E, se per un momento si pone da parte la eventualità della terza guerra mondiale, si mostrano tutti egualmente nemici della autonoma, radicale, classista azione proletaria per rovesciare il potere capitalista ovunque esso regni. Tutti si dichiarano democratici, tutti progressivi, tutti evoluzionisti. Nel più fiero dei suoi discorsi antiamericani, quello della sedutissima, Togliatti ha definito inequivocabilmente il metodo politico e del suo partito e dello Stato russo. «Collaborazione di tutte le grandi e piccole potenzealla costruzione di un’Europa in cui tutti i popoli siano liberi, indipendenti e si aiutino reciprocamente senza farsi la guerra». «Con questa linea sono coerenti tutte le dichiarazioni dei capi della politica sovietica, particolarmente quando essi modificando in parte precedenti affermazioni per tener conto dei fatti come sono ora (non vi pare il caso di dire: abbiamo i revisionisti confessi?) affermano che i due sistemi, il socialista e il capitalista, possono coesistere pacificamente, non devono per forza farsi la guerra». Non è dunque l’apologia e l’offerta della pace tra gli Stati, ma della pace tra le classi. Chi mai potrà romitare, chi saragattiare di più? Che resta della lotta di classe e del marxismo? Un momento, seguitiamo a leggere e lo sapremo. «Naturalmente questo non vuol dire che il socialismo non debba progredire; questo non vuol dire che il capitalismo non debba difendersi. Ma lo facciamo senza fare la guerra, e cioè attraverso quei sistemi di competizione e di emulazione che non mettano in pericolo l’esistenza stessa di qualunque civiltà». Udite dunque: ha detto competizione, emulazione e civiltà.

Ed aggiunge che «nessuno ha mai dimostrato che diversa da questa sia la dottrina e la pratica degli uomini che dirigono l’Unione Sovietica». Ma noi vogliamo dimostrare che è proprio questa, e non è più dichiarata una pratica abile per sgarrottare l’avversario, ma una dottrina. Avevamo ben ragione di sostenere rabbiosamente che non vi è pratica obliqua che non diventi inevitabilmente dottrina. La dottrina della emulazione, dieci volte peggio della dottrina della collaborazione. Non propongono più soltanto ai proletari di collaborare, ma di imitare la borghesia.

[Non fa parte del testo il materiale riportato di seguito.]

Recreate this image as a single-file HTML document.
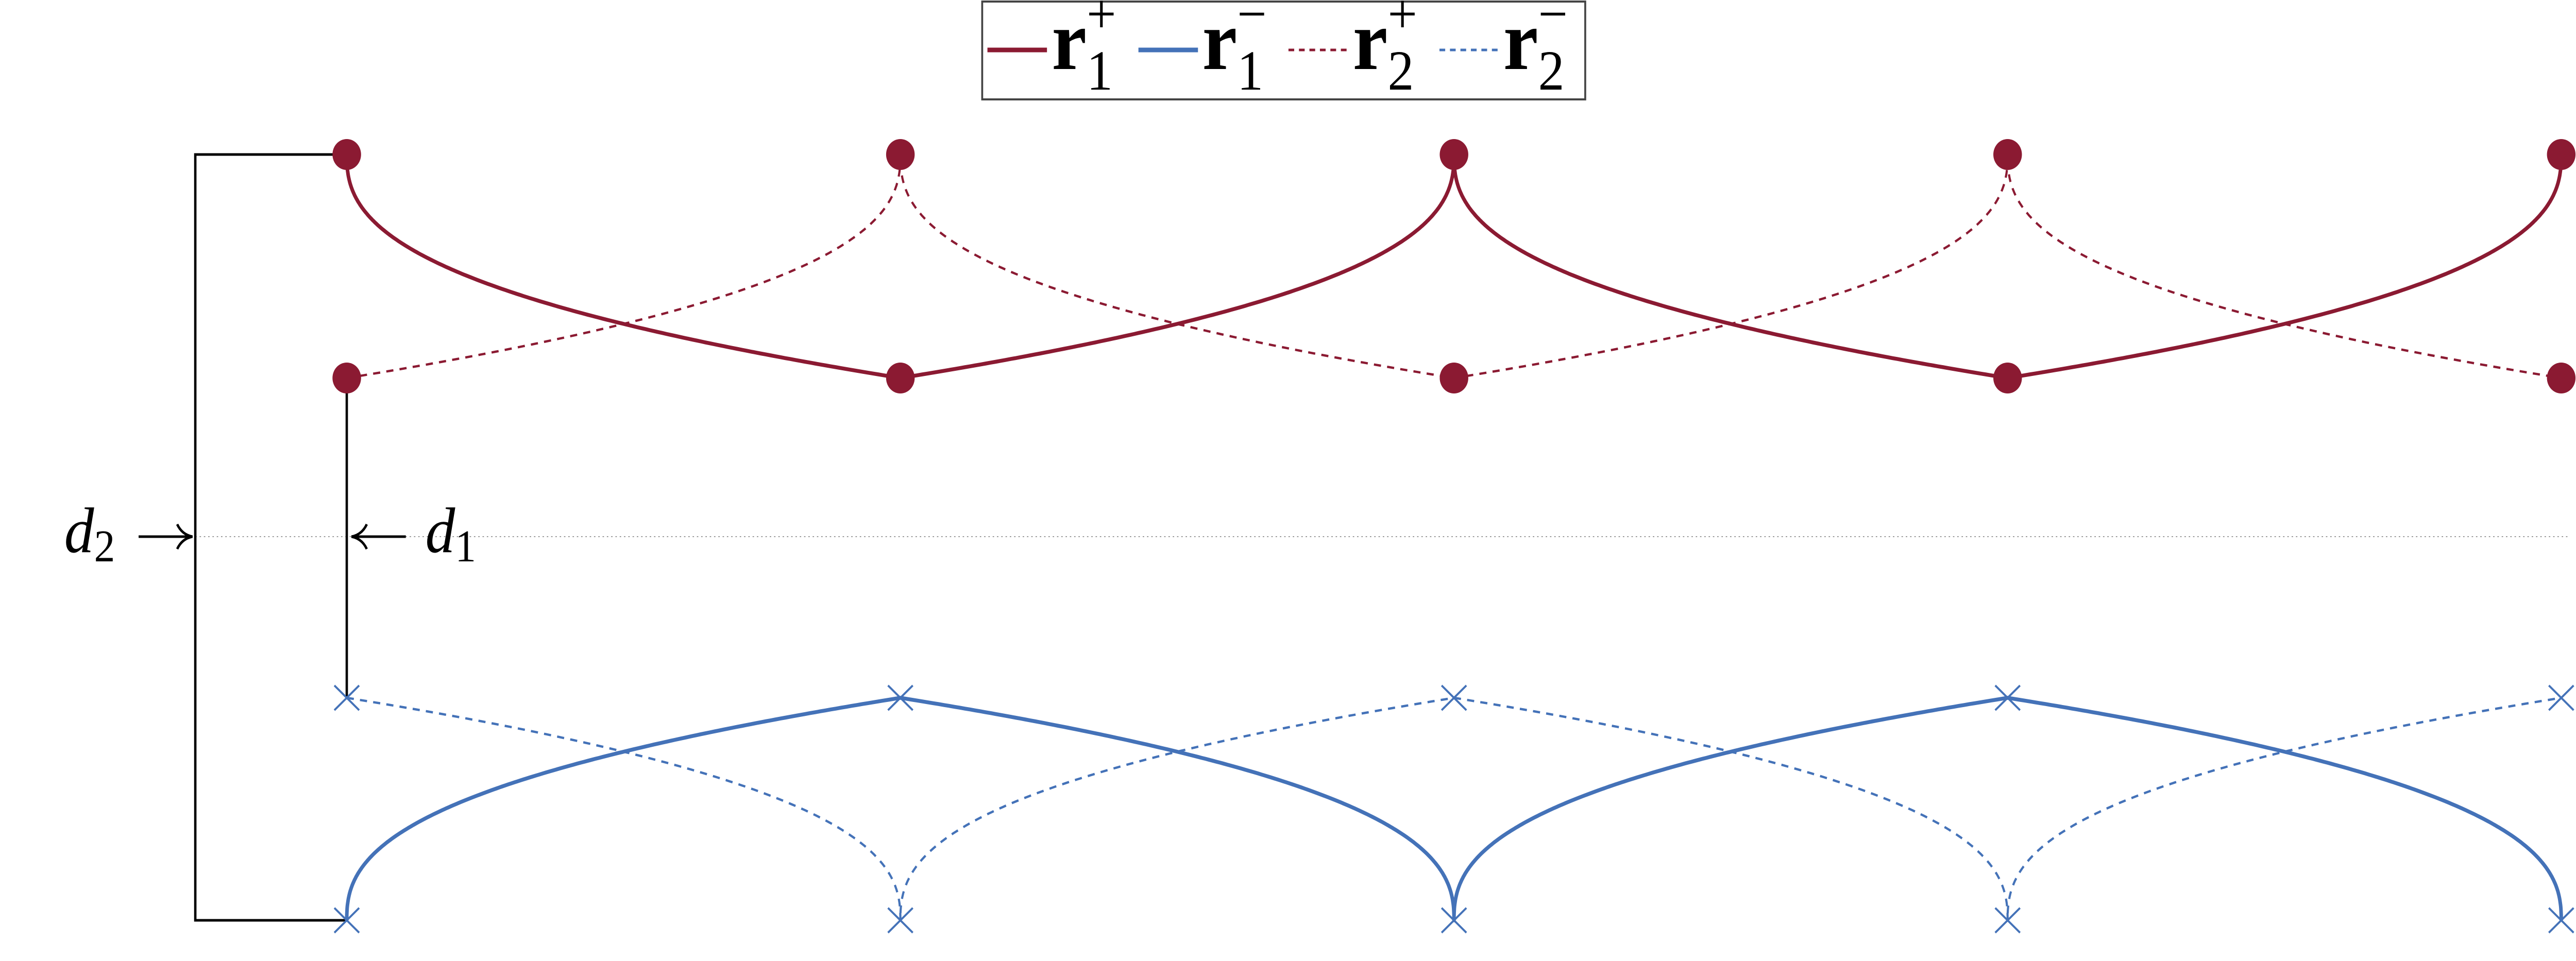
<!DOCTYPE html>
<html><head><meta charset="utf-8"><style>
html,body{margin:0;padding:0;background:#fff;width:100vw;height:100vh;overflow:hidden;}
#chart{display:block;position:fixed;left:0;top:0;width:100vw;height:100vh;}
text{font-family:"Liberation Serif",serif;}
</style></head><body>
<svg id="chart" viewBox="0 0 5408 1866" preserveAspectRatio="none" xmlns="http://www.w3.org/2000/svg">
<line x1="410" y1="1042" x2="5390" y2="1042" stroke="#999" stroke-width="2" stroke-dasharray="3,6"/>
<g stroke="#000" stroke-width="5" fill="none">
<polyline points="728,300 410,300 410,1787 728,1787"/>
</g>
<line x1="728" y1="734" x2="728" y2="1355" stroke="#000" stroke-width="5"/>
<g stroke="#000" stroke-width="5" fill="none">
<line x1="291" y1="1042" x2="402" y2="1042"/>
<path d="M372,1018 Q382,1038 404,1042 Q382,1046 372,1066"/>
</g>
<text x="135" y="1072" font-size="125" font-style="italic">d<tspan font-size="88" dy="18" font-style="normal">2</tspan></text>
<g stroke="#000" stroke-width="5" fill="none">
<line x1="740" y1="1042" x2="852" y2="1042"/>
<path d="M770,1018 Q760,1038 738,1042 Q760,1046 770,1066"/>
</g>
<text x="893" y="1072" font-size="125" font-style="italic">d<tspan font-size="88" dy="18" font-style="normal">1</tspan></text>
<g id="series"></g>
<g id="markers"></g>
<g>
<rect x="2062" y="3" width="1266" height="190" fill="#fff" stroke="#444" stroke-width="4"/>
<line x1="2073" y1="97" x2="2198" y2="97" stroke="#8b1a32" stroke-width="9"/>
<text x="2208" y="134" font-size="165" font-weight="bold">r<tspan font-size="110" font-weight="normal" dy="40">1</tspan><tspan font-size="110" font-weight="normal" dx="-55" dy="-110">+</tspan></text>
<line x1="2390" y1="97" x2="2515" y2="97" stroke="#4472b8" stroke-width="9"/>
<text x="2524" y="134" font-size="165" font-weight="bold">r<tspan font-size="110" font-weight="normal" dy="40">1</tspan><tspan font-size="110" font-weight="normal" dx="-55" dy="-110">−</tspan></text>
<line x1="2705" y1="97" x2="2830" y2="97" stroke="#8b1a32" stroke-width="5" stroke-dasharray="12,10"/>
<text x="2840" y="134" font-size="165" font-weight="bold">r<tspan font-size="110" font-weight="normal" dy="40">2</tspan><tspan font-size="110" font-weight="normal" dx="-55" dy="-110">+</tspan></text>
<line x1="3022" y1="97" x2="3147" y2="97" stroke="#4472b8" stroke-width="5" stroke-dasharray="12,10"/>
<text x="3156" y="134" font-size="165" font-weight="bold">r<tspan font-size="110" font-weight="normal" dy="40">2</tspan><tspan font-size="110" font-weight="normal" dx="-55" dy="-110">−</tspan></text>
</g>
</svg>
<script>
const nodes = [0, 1, 2, 3, 4];
const levels = [0, 1, 2, 3]; // 0 top red, 1 lower red, 2 upper blue, 3 lower blue
const r1plus = [0, 1, 0, 1, 0];
const r2plus = [1, 0, 1, 0, 1];
const r1minus = [3, 2, 3, 2, 3];
const r2minus = [2, 3, 2, 3, 2];
const r1plusCusp = 0, r2plusCusp = 0, r1minusCusp = 3, r2minusCusp = 3;

const NS = "http://www.w3.org/2000/svg";
function xScale(i){ return 728 + i * (5377 - 728) / 4; }
const levelY = [300, 734, 1355, 1787];
function yScale(l){ return levelY[l]; }

function buildPath(vals, cusp){
  let d = "";
  for (let i = 0; i < vals.length - 1; i++){
    const x0 = xScale(nodes[i]), x1 = xScale(nodes[i+1]);
    const y0 = yScale(vals[i]), y1 = yScale(vals[i+1]);
    const cuspAtStart = vals[i] === cusp;
    const N = 200;
    for (let k = 0; k <= N; k++){
      let t = Math.pow(k / N, 2);
      if (!cuspAtStart) t = 1 - Math.pow(1 - k / N, 2);
      let x, y;
      if (cuspAtStart){
        x = x0 + (x1 - x0) * t;
        y = y0 + (y1 - y0) * Math.pow(t, 0.4);
      } else {
        const s = 1 - t;
        x = x1 + (x0 - x1) * s;
        y = y1 + (y0 - y1) * Math.pow(s, 0.4);
      }
      d += (d === "" ? "M" : "L") + x.toFixed(1) + "," + y.toFixed(1);
    }
  }
  return d;
}

const series = document.getElementById("series");
function addSeries(vals, cusp, color, dashed, name){
  const p = document.createElementNS(NS, "path");
  p.setAttribute("d", buildPath(vals, cusp));
  p.setAttribute("fill", "none");
  p.setAttribute("stroke", color);
  p.setAttribute("stroke-width", dashed ? 4.5 : 7.5);
  p.setAttribute("stroke-linejoin", "round");
  if (dashed) p.setAttribute("stroke-dasharray", "15,13");
  
  
  series.appendChild(p);
}
addSeries(r2plus, r2plusCusp, "#8b1a32", true, "r2-plus-line");
addSeries(r2minus, r2minusCusp, "#4472b8", true, "r2-minus-line");
addSeries(r1plus, r1plusCusp, "#8b1a32", false, "r1-plus-line");
addSeries(r1minus, r1minusCusp, "#4472b8", false, "r1-minus-line");

const markers = document.getElementById("markers");
nodes.forEach(function(n){
  [0, 1].forEach(function(l){
    const c = document.createElementNS(NS, "circle");
    c.setAttribute("cx", xScale(n));
    c.setAttribute("cy", yScale(l));
    c.setAttribute("r", 30);
    c.setAttribute("fill", "#8b1a32");
    
    
    markers.appendChild(c);
  });
  [2, 3].forEach(function(l){
    const x = xScale(n), y = yScale(l);
    const p = document.createElementNS(NS, "path");
    p.setAttribute("d", "M" + (x-26) + "," + (y-24) + "L" + (x+26) + "," + (y+24) + "M" + (x-26) + "," + (y+24) + "L" + (x+26) + "," + (y-24));
    p.setAttribute("stroke", "#4472b8");
    p.setAttribute("stroke-width", 4);
    
    
    markers.appendChild(p);
  });
});
</script>
</body></html>
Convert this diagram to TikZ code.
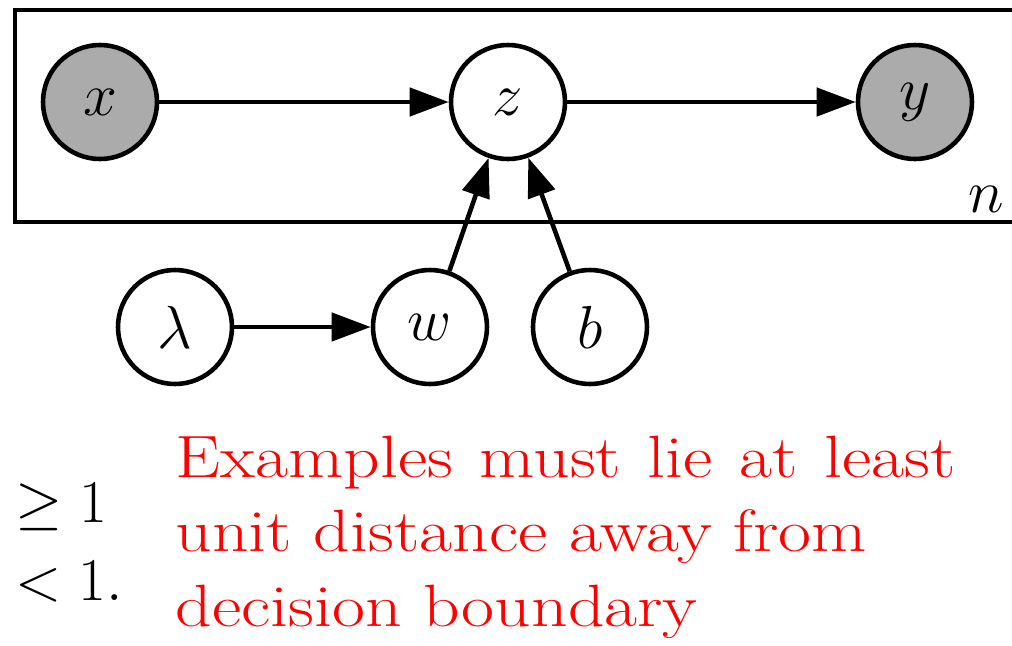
\documentclass[tikz,border=0pt]{standalone}
\usepackage{amsmath,amssymb}
\usepackage{graphicx}
\usepackage{tikz}
\usetikzlibrary{arrows.meta,positioning}

\begin{document}
\begin{tikzpicture}[
  latent/.style={circle, draw, line width=1.3pt, minimum size=1.14cm, inner sep=0pt,
    font=\fontsize{18}{20}\selectfont, fill=white},
  obs/.style={latent, fill=black!33},
  edge/.style={-{Triangle[length=0.39cm,width=0.28cm]}, line width=1.3pt},
  note/.style={font=\fontsize{17}{21.2}\selectfont, inner sep=0pt}
]
\clip (0,0) rectangle (10.12,-6.46);

% Plate
\draw[line width=1.2pt] (0.15,-0.10) rectangle (10.40,-2.22);
\node[note, anchor=base east] (plate) at (10.05,-2.12) {$n$};

% Nodes
\node[obs]    (x)   at (1.00,-1.02) {$x$};
\node[latent] (z)   at (5.08,-1.02) {$z$};
\node[obs]    (y)   at (9.15,-1.02) {$y$};
\node[latent] (lam) at (1.75,-3.27) {$\lambda$};
\node[latent] (w)   at (4.30,-3.27) {$w$};
\node[latent] (b)   at (5.90,-3.27) {$b$};

% Edges
\draw[edge] (x) -- (z);
\draw[edge] (z) -- (y);
\draw[edge] (lam) -- (w);
\draw[edge] (w) -- (z);
\draw[edge] (b) -- (z);

% Margin text
\node[note, anchor=base west] (geq) at (0.15,-5.22) {$\geq 1$};
\node[note, anchor=base west] (less) at (0.15,-6.00) {$< 1.$};
\node[note, anchor=north west, align=left, text=red] (remark) at (1.75,-4.35)
  {\scalebox{1.2}[1]{\makebox[6.5cm][s]{Examples must lie at least}}\\
   \scalebox{1.2}[1]{unit distance away from}\\
   \scalebox{1.2}[1]{decision boundary}};

\end{tikzpicture}
\end{document}
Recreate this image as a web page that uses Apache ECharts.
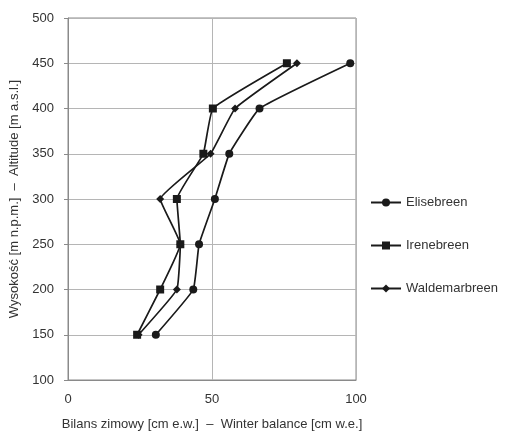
<!DOCTYPE html>
<html>
<head>
<meta charset="utf-8">
<script src="https://cdn.jsdelivr.net/npm/echarts@6/dist/echarts.min.js"></script>
<style>
  html, body { margin: 0; padding: 0; background: #fff; }
  #chart { width: 505px; height: 436px; }
</style>
</head>
<body>
<div id="chart"></div>
<script>
// wysokości (oś Y) i bilans zimowy dla każdego lodowca (oś X)
const altitudes = [150, 200, 250, 300, 350, 400, 450];
const elisebreen = [30.5, 43.5, 45.5, 51, 56, 66.5, 98];
const irenebreen = [24, 32, 39, 37.8, 47, 50.3, 76];
const waldemarbreen = [24.5, 37.8, 39, 32, 49.5, 58, 79.5];

const names = ['Elisebreen', 'Irenebreen', 'Waldemarbreen'];
const symbols = ['circle', 'rect', 'diamond'];
const sizes = [8, 8, 8];

const chart = echarts.init(document.getElementById('chart'));

const pairs = vals => vals.map((v, i) => [v, altitudes[i]]);

const series = [elisebreen, irenebreen, waldemarbreen].map((vals, i) => ({
  name: names[i],
  type: 'line',
  data: pairs(vals),
  symbol: symbols[i],
  symbolSize: sizes[i],
  smooth: 0.1,
  lineStyle: { color: '#1a1a1a', width: 1.7 },
  itemStyle: { color: '#1a1a1a' }
}));

const option = {
  animation: false,
  textStyle: { fontFamily: 'Liberation Sans, Arial, sans-serif' },
  grid: { left: 68, right: 149, top: 18, bottom: 55, show: true, borderColor: '#8a8a8a', borderWidth: 1 },
  xAxis: {
    type: 'value',
    min: 0, max: 100, interval: 50,
    name: 'Bilans zimowy [cm e.w.]  \u2013  Winter balance [cm w.e.]',
    nameLocation: 'middle',
    nameGap: 38,
    nameTextStyle: { fontSize: 13, color: '#333' },
    axisLine: { show: true, lineStyle: { color: '#8a8a8a' } },
    axisTick: { show: false },
    axisLabel: { fontSize: 13, color: '#333', margin: 13 },
    splitLine: { lineStyle: { color: '#b5b5b5' } }
  },
  yAxis: {
    type: 'value',
    min: 100, max: 500, interval: 50,
    name: 'Wysoko\u015b\u0107 [m n.p.m.]  \u2013  Altitude [m a.s.l.]',
    nameLocation: 'middle',
    nameGap: 44,
    nameTextStyle: { fontSize: 13, color: '#333' },
    axisLine: { show: true, lineStyle: { color: '#8a8a8a' } },
    axisTick: { show: true, length: 4, lineStyle: { color: '#8a8a8a' } },
    axisLabel: { fontSize: 13, color: '#333', margin: 14 },
    splitLine: { lineStyle: { color: '#b5b5b5' } }
  },
  legend: {
    orient: 'vertical',
    left: 365,
    top: 191,
    itemWidth: 30,
    itemHeight: 10,
    itemGap: 30,
    textStyle: { fontSize: 13, color: '#333' },
    data: names
  },
  series: series
};

chart.setOption(option);
</script>
</body>
</html>
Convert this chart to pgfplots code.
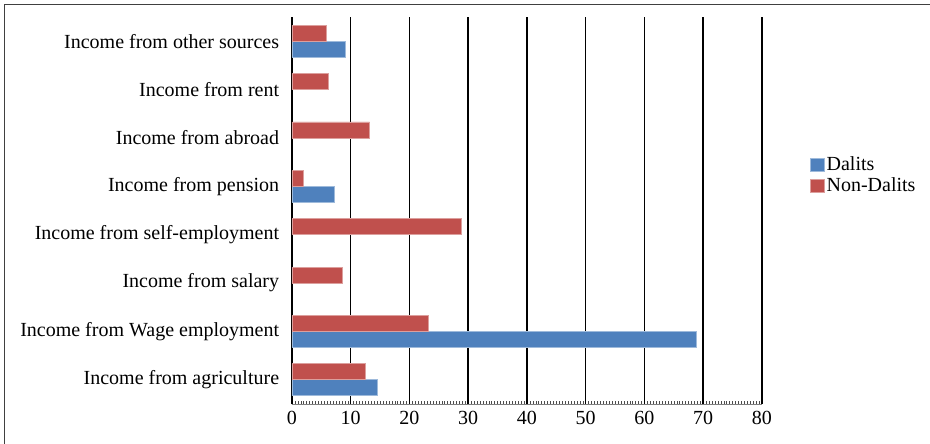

Il contrasto, la battaglia, il sostituirsi al potere delle classi sociali non è più prendere un mondo e mettergli la testa dove aveva il piede, ma è un’emulazione pacifica e civile. Non è la sola dottrina della rivoluzione operaia ma tutta la visione della storia ad essere ridotta ad una sciacquatura tiepida di parti basse. Lo sappiamo bene che tanto candore potrebbe celare il colpo proibito: armi sottomarine in fondali da bidet.

Dove i Lelii vedono un nuovo tragico '93 con le termopili di Russia e dei sanculotti l’epiche colonne, il frigido Palmiro dipinge un minuetto danzato da Marat tra languide movenze con la signora di Montespan, e pone questo modello sufficiente a disonorare la storia della borghesia alla rivoluzione del proletariato.

Tre partiti, tre tendenze, sei congressi, venti oratori; la dottrina dell’emulazione può tutto spiegarvi; competizione ed emulazione civilissima, nell’offerta di servigi all’ordine infame del capitale.